++++ The records

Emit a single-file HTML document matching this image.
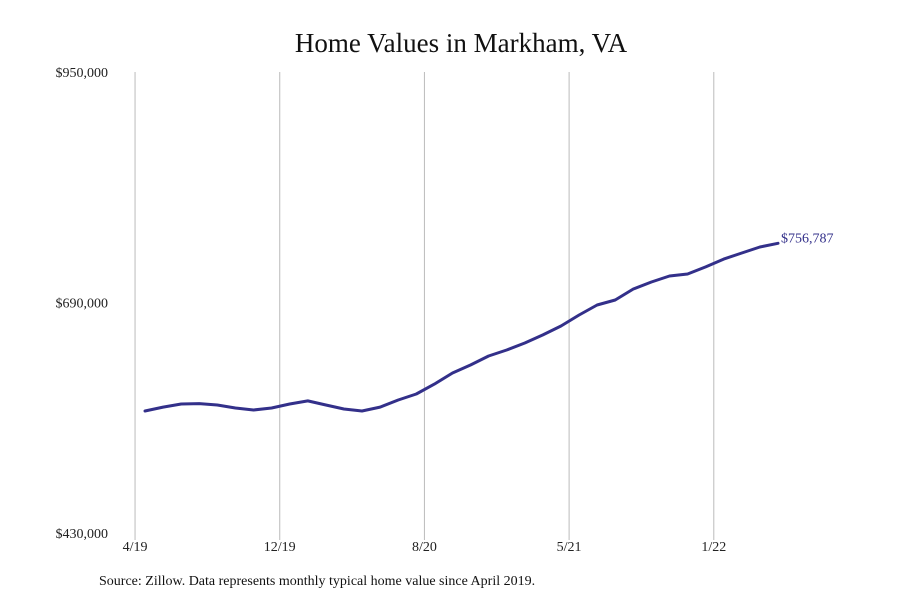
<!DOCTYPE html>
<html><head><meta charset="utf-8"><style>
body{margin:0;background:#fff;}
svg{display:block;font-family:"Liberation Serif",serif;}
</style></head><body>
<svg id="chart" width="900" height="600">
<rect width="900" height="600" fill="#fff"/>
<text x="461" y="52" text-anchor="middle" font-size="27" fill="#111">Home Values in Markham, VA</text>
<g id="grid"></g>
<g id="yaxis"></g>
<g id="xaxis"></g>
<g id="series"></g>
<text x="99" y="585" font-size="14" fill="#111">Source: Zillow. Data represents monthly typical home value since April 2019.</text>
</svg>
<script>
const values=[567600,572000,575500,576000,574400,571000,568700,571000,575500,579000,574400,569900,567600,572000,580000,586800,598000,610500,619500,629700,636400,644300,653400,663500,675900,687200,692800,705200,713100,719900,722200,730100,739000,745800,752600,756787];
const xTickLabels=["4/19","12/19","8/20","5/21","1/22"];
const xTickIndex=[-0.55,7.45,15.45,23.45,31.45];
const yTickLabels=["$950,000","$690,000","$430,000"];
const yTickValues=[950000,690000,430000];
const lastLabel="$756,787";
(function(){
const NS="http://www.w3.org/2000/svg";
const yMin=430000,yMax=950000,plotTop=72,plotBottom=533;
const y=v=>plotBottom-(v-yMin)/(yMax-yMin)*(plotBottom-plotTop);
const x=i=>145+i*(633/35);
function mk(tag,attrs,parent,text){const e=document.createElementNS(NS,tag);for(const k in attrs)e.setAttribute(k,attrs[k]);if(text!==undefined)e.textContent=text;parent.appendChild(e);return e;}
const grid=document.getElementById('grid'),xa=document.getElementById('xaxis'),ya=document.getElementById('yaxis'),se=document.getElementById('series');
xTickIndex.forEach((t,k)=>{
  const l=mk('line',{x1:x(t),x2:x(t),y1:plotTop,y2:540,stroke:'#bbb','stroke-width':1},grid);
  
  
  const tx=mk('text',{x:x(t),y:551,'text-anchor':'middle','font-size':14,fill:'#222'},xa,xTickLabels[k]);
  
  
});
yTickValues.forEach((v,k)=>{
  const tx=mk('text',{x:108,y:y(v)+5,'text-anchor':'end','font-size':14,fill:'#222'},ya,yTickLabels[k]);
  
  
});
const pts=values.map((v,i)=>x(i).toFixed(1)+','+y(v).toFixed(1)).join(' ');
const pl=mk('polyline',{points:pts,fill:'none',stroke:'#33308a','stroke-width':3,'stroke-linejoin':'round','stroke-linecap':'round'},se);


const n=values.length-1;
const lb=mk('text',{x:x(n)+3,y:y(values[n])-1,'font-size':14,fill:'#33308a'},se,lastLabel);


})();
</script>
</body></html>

++++++++
++++ The records

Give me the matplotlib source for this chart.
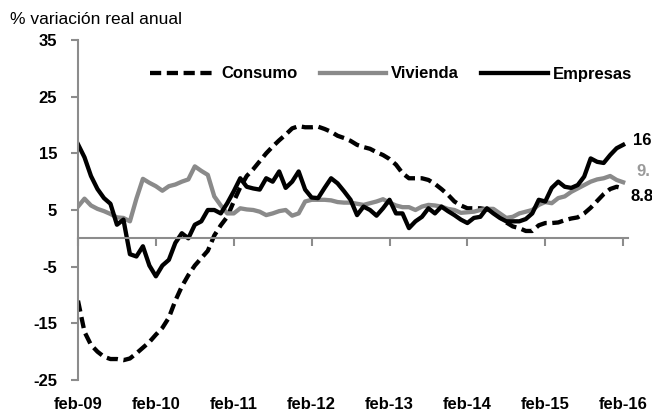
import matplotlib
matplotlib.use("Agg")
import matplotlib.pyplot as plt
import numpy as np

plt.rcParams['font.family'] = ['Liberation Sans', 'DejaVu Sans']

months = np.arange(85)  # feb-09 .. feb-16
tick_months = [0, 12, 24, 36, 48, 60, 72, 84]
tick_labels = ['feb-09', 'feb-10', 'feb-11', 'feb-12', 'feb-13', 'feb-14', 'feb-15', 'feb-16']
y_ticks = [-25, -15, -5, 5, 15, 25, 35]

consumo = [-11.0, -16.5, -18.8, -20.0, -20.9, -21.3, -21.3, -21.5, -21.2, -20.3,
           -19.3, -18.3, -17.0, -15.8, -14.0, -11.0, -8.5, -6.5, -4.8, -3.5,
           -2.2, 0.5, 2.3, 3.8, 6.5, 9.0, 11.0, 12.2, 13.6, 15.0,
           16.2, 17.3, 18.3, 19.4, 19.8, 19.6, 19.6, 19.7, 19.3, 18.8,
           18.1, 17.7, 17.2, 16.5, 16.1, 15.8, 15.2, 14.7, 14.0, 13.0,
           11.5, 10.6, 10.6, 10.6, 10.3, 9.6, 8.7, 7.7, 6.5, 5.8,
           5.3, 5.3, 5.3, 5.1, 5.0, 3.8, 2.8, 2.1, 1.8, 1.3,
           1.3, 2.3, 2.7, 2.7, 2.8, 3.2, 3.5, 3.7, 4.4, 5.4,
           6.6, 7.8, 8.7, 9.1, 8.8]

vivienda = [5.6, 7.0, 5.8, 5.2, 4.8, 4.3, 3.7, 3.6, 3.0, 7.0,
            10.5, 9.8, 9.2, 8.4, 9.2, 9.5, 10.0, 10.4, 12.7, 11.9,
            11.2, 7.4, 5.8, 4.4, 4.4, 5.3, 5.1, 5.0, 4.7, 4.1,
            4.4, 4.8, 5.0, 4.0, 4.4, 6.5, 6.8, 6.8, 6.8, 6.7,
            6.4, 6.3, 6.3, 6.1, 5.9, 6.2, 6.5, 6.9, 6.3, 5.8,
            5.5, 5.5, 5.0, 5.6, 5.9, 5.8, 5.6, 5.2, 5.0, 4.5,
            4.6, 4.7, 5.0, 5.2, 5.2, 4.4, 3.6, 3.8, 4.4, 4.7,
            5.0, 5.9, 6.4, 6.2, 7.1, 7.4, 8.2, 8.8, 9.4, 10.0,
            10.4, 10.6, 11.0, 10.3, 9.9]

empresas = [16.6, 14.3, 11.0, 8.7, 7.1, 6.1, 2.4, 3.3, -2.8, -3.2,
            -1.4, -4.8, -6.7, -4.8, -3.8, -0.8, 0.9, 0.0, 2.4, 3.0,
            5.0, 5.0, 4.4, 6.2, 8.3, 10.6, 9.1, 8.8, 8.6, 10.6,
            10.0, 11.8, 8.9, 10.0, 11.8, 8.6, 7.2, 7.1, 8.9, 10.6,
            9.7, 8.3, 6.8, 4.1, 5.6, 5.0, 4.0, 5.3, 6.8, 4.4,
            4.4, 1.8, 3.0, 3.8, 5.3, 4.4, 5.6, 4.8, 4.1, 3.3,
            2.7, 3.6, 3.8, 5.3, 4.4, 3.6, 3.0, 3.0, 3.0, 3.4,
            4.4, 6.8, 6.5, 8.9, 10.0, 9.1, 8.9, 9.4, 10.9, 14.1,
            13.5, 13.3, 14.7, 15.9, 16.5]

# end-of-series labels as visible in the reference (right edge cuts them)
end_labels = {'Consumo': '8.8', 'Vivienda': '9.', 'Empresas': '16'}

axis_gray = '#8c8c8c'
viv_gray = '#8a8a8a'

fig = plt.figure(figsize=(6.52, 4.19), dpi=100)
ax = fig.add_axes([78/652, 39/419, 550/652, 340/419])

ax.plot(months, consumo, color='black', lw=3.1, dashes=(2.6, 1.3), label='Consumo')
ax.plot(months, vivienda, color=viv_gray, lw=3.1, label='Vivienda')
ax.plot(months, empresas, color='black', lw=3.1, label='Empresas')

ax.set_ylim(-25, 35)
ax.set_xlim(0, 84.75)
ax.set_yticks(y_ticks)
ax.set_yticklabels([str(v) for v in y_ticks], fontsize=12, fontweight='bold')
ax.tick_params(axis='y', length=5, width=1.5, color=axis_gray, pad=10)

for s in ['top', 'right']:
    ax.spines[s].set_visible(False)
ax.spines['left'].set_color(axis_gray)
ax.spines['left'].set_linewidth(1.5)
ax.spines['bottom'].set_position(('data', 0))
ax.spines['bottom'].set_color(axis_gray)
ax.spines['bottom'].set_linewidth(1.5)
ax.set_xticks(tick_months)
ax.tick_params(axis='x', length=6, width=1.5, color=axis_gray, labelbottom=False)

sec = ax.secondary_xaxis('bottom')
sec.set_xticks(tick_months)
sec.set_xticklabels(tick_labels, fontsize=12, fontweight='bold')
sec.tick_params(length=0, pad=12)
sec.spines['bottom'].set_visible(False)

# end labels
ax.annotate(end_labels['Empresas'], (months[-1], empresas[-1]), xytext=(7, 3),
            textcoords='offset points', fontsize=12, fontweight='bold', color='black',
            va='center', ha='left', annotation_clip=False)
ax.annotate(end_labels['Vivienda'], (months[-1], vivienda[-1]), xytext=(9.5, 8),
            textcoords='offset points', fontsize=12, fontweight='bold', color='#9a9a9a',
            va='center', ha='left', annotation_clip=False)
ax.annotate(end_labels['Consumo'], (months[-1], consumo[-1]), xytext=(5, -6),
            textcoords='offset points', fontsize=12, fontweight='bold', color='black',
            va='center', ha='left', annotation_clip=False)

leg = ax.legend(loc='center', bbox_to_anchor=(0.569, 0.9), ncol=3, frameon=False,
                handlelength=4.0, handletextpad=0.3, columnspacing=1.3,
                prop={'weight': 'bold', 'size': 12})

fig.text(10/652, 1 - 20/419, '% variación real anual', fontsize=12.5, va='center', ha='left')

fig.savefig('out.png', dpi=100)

++++++++

• _Given problem_
Above are some records; quote exactly and only the lines that begin at the line containing "Give me the matplotlib source for this chart." and stop after the line containing "y_ticks = [-25, -15, -5, 5, 15, 25, 35]", leaving out the pictures.

• _Task output_
Give me the matplotlib source for this chart.
import matplotlib
matplotlib.use("Agg")
import matplotlib.pyplot as plt
import numpy as np

plt.rcParams['font.family'] = ['Liberation Sans', 'DejaVu Sans']

months = np.arange(85)  # feb-09 .. feb-16
tick_months = [0, 12, 24, 36, 48, 60, 72, 84]
tick_labels = ['feb-09', 'feb-10', 'feb-11', 'feb-12', 'feb-13', 'feb-14', 'feb-15', 'feb-16']
y_ticks = [-25, -15, -5, 5, 15, 25, 35]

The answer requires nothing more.